I remembered above two incidents after reading the book “
The Power of Habit “ by Charles Duhigs given to me at corporate centre
recently. In that two incidents are described about the approach of Paul O Neil
when he was CEO of Alcoa. In one of the incidents a worker jumps the safety
rope and try to fix the problem of a machine. While he is attending suddenly
machine takes start killing the worker on the spot. Analyzing the incident Paul
concludes the following reasons. In his own words: “ We killed this man. It’s
my failure of leadership. I caused his death. And it’s the failure of all of
you in the chain of command.” The errors identified for the cause of the
accident includes two managers who had seen the worker jumping safety rope but
failed to stop him, a training program that hadn’t emphasized that he would not
be blamed for breakdown, lack of instructions that he should find a manager
before attempting to repair and absence of a system that automatically stops
the machine if someone steps into pit.
In another incident at Alcoa Mexico plant, there was build
up of fumes within one of the facilities causing temporary sickness to few
workers. The problem was immediately resolved. Workers also recovered fully in
two three days. But the plant manager failed to report the incident to headquarters
Incident came to Paul’s notice when a nun complained about it during a
shareholder’s meeting. Plant managers even though he was one of the most
valuable executives otherwise was fired immediately. The reason explained by
CEO was “ He got fired because he didn’t report the incident, so no one else
had the opportunity to learn from it. Not sharing an opportunity to learn is
cardinal sin”.
Primary water incident described earlier is not an isolated
incident. Many times all these years I am observing that people not only do not
accept their mistakes but also deny the
failure of even equipments in their area instead blame others and other
equipment for the problem. As a testimony to this we can see only very few near
misses are reported in the plant. This I feel is done because system rewards
the people who defend and cover better than others compared to learners and who
honestly admit their mistakes. In a country which taught the world about work
with detachment ( Karma Yoga ) people identify themselves with equipment and
failure of equipment is taken as person’s failure.

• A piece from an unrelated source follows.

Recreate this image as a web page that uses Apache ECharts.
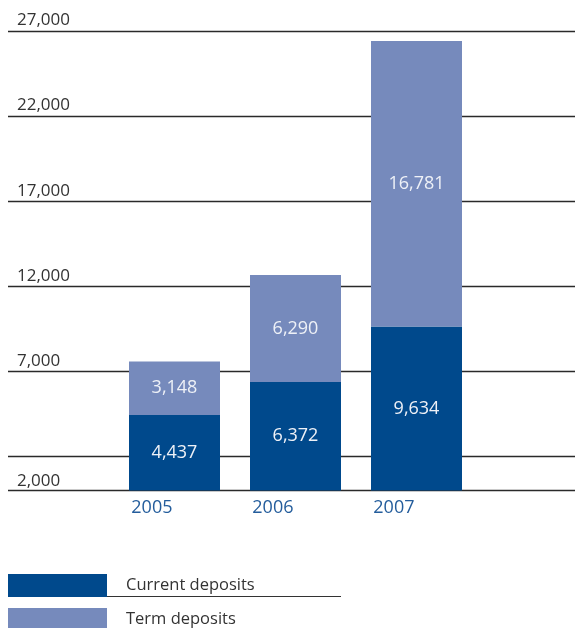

In one of the personality development books I read this :
When a little child tries to walk and falls an Indian mother will immediately
takes him into her lap curses the floor and kisses the child whereas an Israeli mother encourages him to try once more
telling him that these things do happen while learning a new thing. In her
anxiety to show her affection and love Indian mother prevents the child to see
the reality, teaches him to shift the blame,
denies the opportunity to learn and not allow him to try harder.
Mahatma Gandhi writes in My Experiments with Truth that
committing mistakes is not that bad, but not learning from them is disastrous.
He describes incidents like how he had learned from stealing some money from
his father’s pocket when he was child and some more incidents when he had tempted
(near misses ) to commit mistakes before
realizing the values he stood for. In one of the major events in
response to a violent incident in a remote
village of the then United
Provinces Chaurichaura he suspended a national movement only to demonstrate the
people that for him non violence is more important than freedom of the country
for which he dedicated his life.
We should have the courage to honestly accept our mistakes,
discuss them, analyze them dispassionately emphasizing more about issues rather
than persons and more importantly learn from them , spread the message so that entire organization
will benefit from it.
At the same time
organization also should empathize with employees who accept genuine mistakes
but punish willful and habitual
offenders. Not disclosing an incident should never be accepted and pardoned.
Management should emphasize more about the incidents rather than persons.